Oh, that resolution to exercise more and eat a healthier diet. It sounds so right—but incredibly daunting. Can I keep it up? When it comes to our own fitness, plenty of folks help us with tools, plans, and the mindset to climb that mountain. But we need to select the right ones, at the right price—or an intended investment in our future could instead be a wasted expense we can’t afford. And it couldn’t hurt to have an accountability partner who keeps us honest.
Shouldn’t the same be true for your company? It turns out that the steps to improve your company’s health aren’t that much different than those you take to work on yourself. Here’s what I mean:
Though we can’t expect dieticians and personal trainers to fix what ails our business, we do have appropriate surrogates—marketing and finance. The relationship between these key cross-functions reflects the prospects of your ability to fine-tune your company’s appetite for efficient and healthy growth.
Recently, I worked with an organization that marketed to several client types. Each type would benefit from my client’s offering, but to different degrees, and in different ways. Those at one end of the spectrum could offset significant costs manifold with almost immediate impact. Those at the other end could advance their mission with relatively little financial impact. Target clients in the middle ground had the ability to offset costs, but it would take up to two years to feel the effect on the bottom line.
Upon further investigation, I discovered that the CFO had developed the pricing structure in isolation from marketing without insight into the vastly different value drivers for the array of client types. The result was one structure for all, a simple cost-plus-margin construct, with the margin necessarily driven by what the least value-driven clients would or could pay.
Once my colleague and I, as fractional co-CMOs, introduced value-based pricing, we were able to work with the CFO on a more effective model by client type designed to capture much more revenue overall.

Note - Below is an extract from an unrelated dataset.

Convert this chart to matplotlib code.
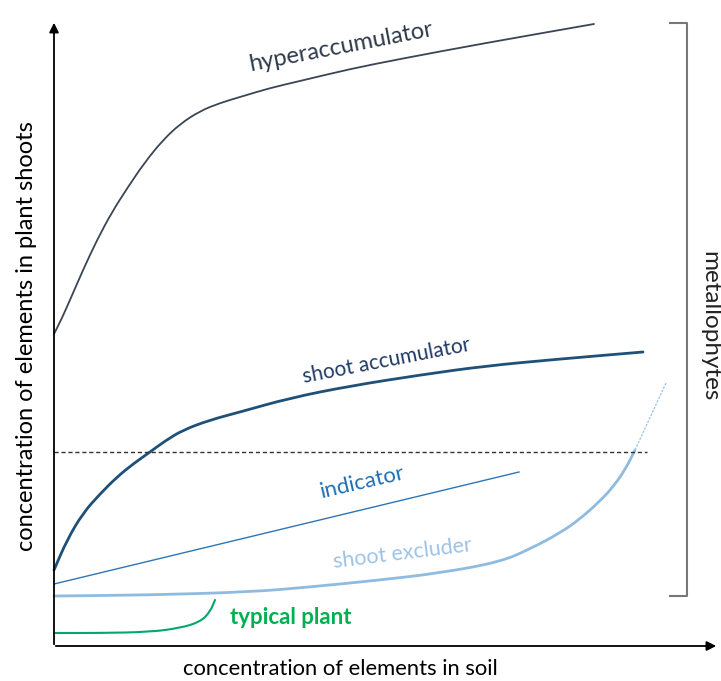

I’ve been talking about the CMO/CFO relationship quite a bit with a fractional CFO, Brad Kayton. As we ran down a litany of areas where marketing and finance overlap—pricing strategy, staffing models, business planning, strategic budgeting, new offering launches, to name a few—we developed a 90-minute workshop called Profitable Growth Intervention. We are now offering the workshop free of charge to leadership teams to help them develop this critical partnership and leverage it to advance their firm’s priorities.
While we won’t rename it Diet and Exercise for a Healthy Business, I firmly believe this is inherent in a strong relationship between marketing and finance. And the CMO and CFO can be the accountability partners needed to keep the business on track for strong growth.